* _Goal_: Write the data out again exactly, with no pictures.

====== Data ======

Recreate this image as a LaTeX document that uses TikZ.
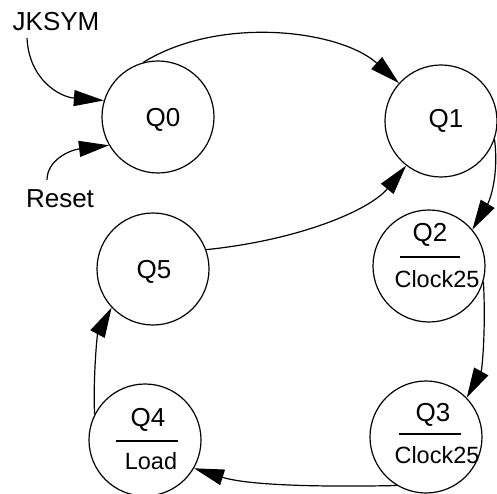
\documentclass[tikz,border=0pt]{standalone}
\usepackage{fontspec}
\setmainfont{Liberation Sans}
\usetikzlibrary{arrows.meta}
\begin{document}
\begin{tikzpicture}[x=1pt,y=-1pt,
  state/.style={circle,draw,line width=1.2pt,minimum size=112pt,inner sep=0pt},
  big/.style={font=\fontsize{26}{30}\selectfont,inner sep=0pt},
  small/.style={font=\fontsize{23.5}{28}\selectfont,inner sep=0pt},
  conn/.style={line width=1.2pt,-{Triangle[length=30pt,width=16pt]}},
  bar/.style={line width=1.2pt}]
\useasboundingbox (0,0) rectangle (497,494);
% states
\node[state] (q0) at (158,117) {};
\node[state] (q1) at (441,121) {};
\node[state] (q2) at (429,266) {};
\node[state] (q3) at (426,437) {};
\node[state] (q4) at (145,440) {};
\node[state] (q5) at (153,269) {};
% labels
\node[big] (q0t) at (163,120) {Q0};
\node[big] (q1t) at (446,121) {Q1};
\node[big] (q5t) at (154,272) {Q5};
\node[big] (q2t) at (430,235) {Q2};
\draw[bar] (400,257) -- (460,257);
\node[small] (q2s) at (437,279) {Clock25};
\node[big] (q3t) at (433,415) {Q3};
\draw[bar] (399,434) -- (461,434);
\node[small] (q3s) at (437,455) {Clock25};
\node[big] (q4t) at (148,420) {Q4};
\draw[bar] (116,441) -- (178,441);
\node[small] (q4s) at (151,461) {Load};
\node[big] (jk) at (56,22) {JKSYM};
\node[big] (rs) at (60,199) {Reset};
\coordinate (jkend) at (27,38);
\coordinate (rsend) at (47,180);
% connectors
\draw[conn] (jkend) .. controls (29,80) and (60,97) .. (q0.163);
\draw[conn] (rsend) .. controls (47,160) and (70,150) .. (q0.210);
\draw[conn] (q0.105) .. controls (220,15) and (340,30) .. (q1.138);
\draw[conn] (q5.20) .. controls (300,240) and (370,210) .. (q1.232);
\draw[conn] (q1.-19) .. controls (499,175) and (490,200) .. (q2.40);
\draw[conn] (q2.-16) .. controls (486,330) and (482,370) .. (q3.44);
\draw[conn] (q3.239) .. controls (330,487) and (250,486) .. (q4.-30);
\draw[conn] (q4.153) .. controls (93,380) and (97,335) .. (q5.223);
\end{tikzpicture}
\end{document}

======

* _Response_:
Recreate this image as a LaTeX document that uses TikZ.
\documentclass[tikz,border=0pt]{standalone}
\usepackage{fontspec}
\setmainfont{Liberation Sans}
\usetikzlibrary{arrows.meta}
\begin{document}
\begin{tikzpicture}[x=1pt,y=-1pt,
  state/.style={circle,draw,line width=1.2pt,minimum size=112pt,inner sep=0pt},
  big/.style={font=\fontsize{26}{30}\selectfont,inner sep=0pt},
  small/.style={font=\fontsize{23.5}{28}\selectfont,inner sep=0pt},
  conn/.style={line width=1.2pt,-{Triangle[length=30pt,width=16pt]}},
  bar/.style={line width=1.2pt}]
\useasboundingbox (0,0) rectangle (497,494);
% states
\node[state] (q0) at (158,117) {};
\node[state] (q1) at (441,121) {};
\node[state] (q2) at (429,266) {};
\node[state] (q3) at (426,437) {};
\node[state] (q4) at (145,440) {};
\node[state] (q5) at (153,269) {};
% labels
\node[big] (q0t) at (163,120) {Q0};
\node[big] (q1t) at (446,121) {Q1};
\node[big] (q5t) at (154,272) {Q5};
\node[big] (q2t) at (430,235) {Q2};
\draw[bar] (400,257) -- (460,257);
\node[small] (q2s) at (437,279) {Clock25};
\node[big] (q3t) at (433,415) {Q3};
\draw[bar] (399,434) -- (461,434);
\node[small] (q3s) at (437,455) {Clock25};
\node[big] (q4t) at (148,420) {Q4};
\draw[bar] (116,441) -- (178,441);
\node[small] (q4s) at (151,461) {Load};
\node[big] (jk) at (56,22) {JKSYM};
\node[big] (rs) at (60,199) {Reset};
\coordinate (jkend) at (27,38);
\coordinate (rsend) at (47,180);
% connectors
\draw[conn] (jkend) .. controls (29,80) and (60,97) .. (q0.163);
\draw[conn] (rsend) .. controls (47,160) and (70,150) .. (q0.210);
\draw[conn] (q0.105) .. controls (220,15) and (340,30) .. (q1.138);
\draw[conn] (q5.20) .. controls (300,240) and (370,210) .. (q1.232);
\draw[conn] (q1.-19) .. controls (499,175) and (490,200) .. (q2.40);
\draw[conn] (q2.-16) .. controls (486,330) and (482,370) .. (q3.44);
\draw[conn] (q3.239) .. controls (330,487) and (250,486) .. (q4.-30);
\draw[conn] (q4.153) .. controls (93,380) and (97,335) .. (q5.223);
\end{tikzpicture}
\end{document}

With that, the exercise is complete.